9) Skipping diagrams, labels, and units
Marks are often awarded for clear labelling and correct units, yet students forget them under pressure.
How to avoid it
- in Biology: label diagrams neatly, use straight lines, correct terms
- in Physics: always write units, check conversions (cm to m, g to kg)
- in Chemistry: write state symbols only when required, balance equations properly
Make a personal checklist: labels, units, rounding, final statement.
10) Not checking answers properly
Many students finish and sit quietly, or they “check” by staring at the page. Checking needs a method.
How to avoid it
Use a 5-minute checking routine:
- re-read every question quickly to confirm you answered what was asked
- check calculations where you used many steps
- confirm units and significant figures
- scan for missed sub-parts (a), (b), (c)
Even one corrected error can shift your grade.
11) Practising papers without fixing mistakes
This is the silent reason some students do many papers but don’t improve.
How to avoid it
Use a simple loop:
- timed attempt
- strict marking
- Error Log entry
- redo wrong questions
- do 5–10 similar questions
- retest after 2–3 days
That last step (retest) is where the score jump happens.

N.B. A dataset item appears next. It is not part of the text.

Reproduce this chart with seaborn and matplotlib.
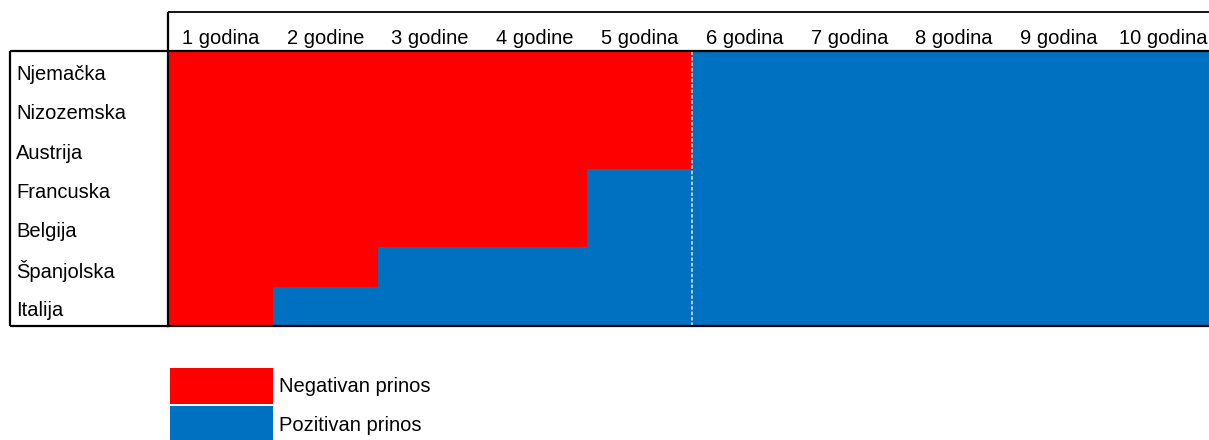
import numpy as np
import pandas as pd
import matplotlib
matplotlib.use('Agg')
import matplotlib.pyplot as plt
from matplotlib.colors import ListedColormap
from matplotlib.patches import Patch
from matplotlib.lines import Line2D
from matplotlib.transforms import ScaledTranslation
import seaborn as sns

# data: how many of the first holding periods gave a negative return
countries = ['Njemačka', 'Nizozemska', 'Austrija', 'Francuska', 'Belgija', 'Španjolska', 'Italija']
periods = ['1 godina', '2 godine', '3 godine', '4 godine', '5 godina',
           '6 godina', '7 godina', '8 godina', '9 godina', '10 godina']
negative_years = [5, 5, 5, 4, 4, 2, 1]
legend_labels = ['Negativan prinos', 'Pozitivan prinos']

red = '#FF0000'
blue = '#0070C0'

# 0 = negative, 1 = positive
grid = np.array([[0 if j < n else 1 for j in range(len(periods))] for n in negative_years])
df = pd.DataFrame(grid, index=countries, columns=periods)

sns.set_style('white')
plt.rcParams['font.family'] = ['Liberation Sans', 'DejaVu Sans']
plt.rcParams['text.color'] = 'black'
plt.rcParams['xtick.color'] = 'black'
plt.rcParams['ytick.color'] = 'black'
fs = 14.5

W, H = 1209, 440
fig = plt.figure(figsize=(W / 100, H / 100), dpi=100)

# heatmap area (10th column runs off the right edge like in the source)
x0, y_top, y_bot, col_w = 168, 51, 326, 104.8
ax = fig.add_axes([x0 / W, 1 - y_bot / H, 10 * col_w / W, (y_bot - y_top) / H])
sns.heatmap(df, ax=ax, cmap=ListedColormap([red, blue]), vmin=0, vmax=1,
            cbar=False, linewidths=0)

ax.xaxis.tick_top()
ax.set_xlabel('')
ax.set_ylabel('')
ax.set_xticklabels(periods, rotation=0, fontsize=fs, color='black')
ax.set_yticklabels(countries, rotation=0, fontsize=fs, ha='left', color='black')
ax.tick_params(axis='x', length=0, pad=2)
ax.tick_params(axis='y', length=0, pad=(x0 - 16) * 0.72)
shift = ScaledTranslation(0, -4 / 100, fig.dpi_scale_trans)
for lab in ax.get_yticklabels():
    lab.set_transform(lab.get_transform() + shift)

for side, sp in ax.spines.items():
    sp.set_visible(True)
    sp.set_color('black')
    sp.set_linewidth(1.6)

# light divider between 5th and 6th column
ax.axvline(5, color='#d0d0d0', lw=1.3, ls=(0, (2, 1)))

# table borders around header and row labels
def fline(xs, ys, lw=1.6):
    fig.add_artist(Line2D([x / W for x in xs], [1 - y / H for y in ys],
                          color='black', lw=lw, solid_capstyle='butt'))

fline([x0, W], [12, 12], lw=1.3)
fline([x0, x0], [12, y_top])
fline([10, x0], [y_top, y_top])
fline([10, 10], [y_top, y_bot])
fline([10, x0], [y_bot, y_bot])

handles = [Patch(facecolor=red, edgecolor='none'), Patch(facecolor=blue, edgecolor='none')]
leg = fig.legend(handles, legend_labels, loc='upper left', bbox_to_anchor=(170 / W, 1 - 368 / H),
                 frameon=False, fontsize=fs, borderpad=0, borderaxespad=0,
                 handlelength=5.1, handleheight=2.37, labelspacing=0.12, handletextpad=0.3)
for t in leg.get_texts():
    t.set_color('black')

fig.savefig('out.png', dpi=100)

12) Leaving preparation too late
IGCSE success is built through repeated practice, not a last-minute sprint. Students who start early don’t just learn more, they stress less and write better.
How to avoid it
- begin past paper sections weeks before exams
- revise weak topics weekly, not once
- track progress through an Error Log
- keep a steady routine rather than long cramming sessions
Final thought
Most IGCSE marks are lost not because students lack ability, but because small habits are missing: reading carefully, matching command words, showing working, structuring answers, and correcting mistakes properly. Fix those habits through timed practice and consistent corrections, and improvement becomes predictable.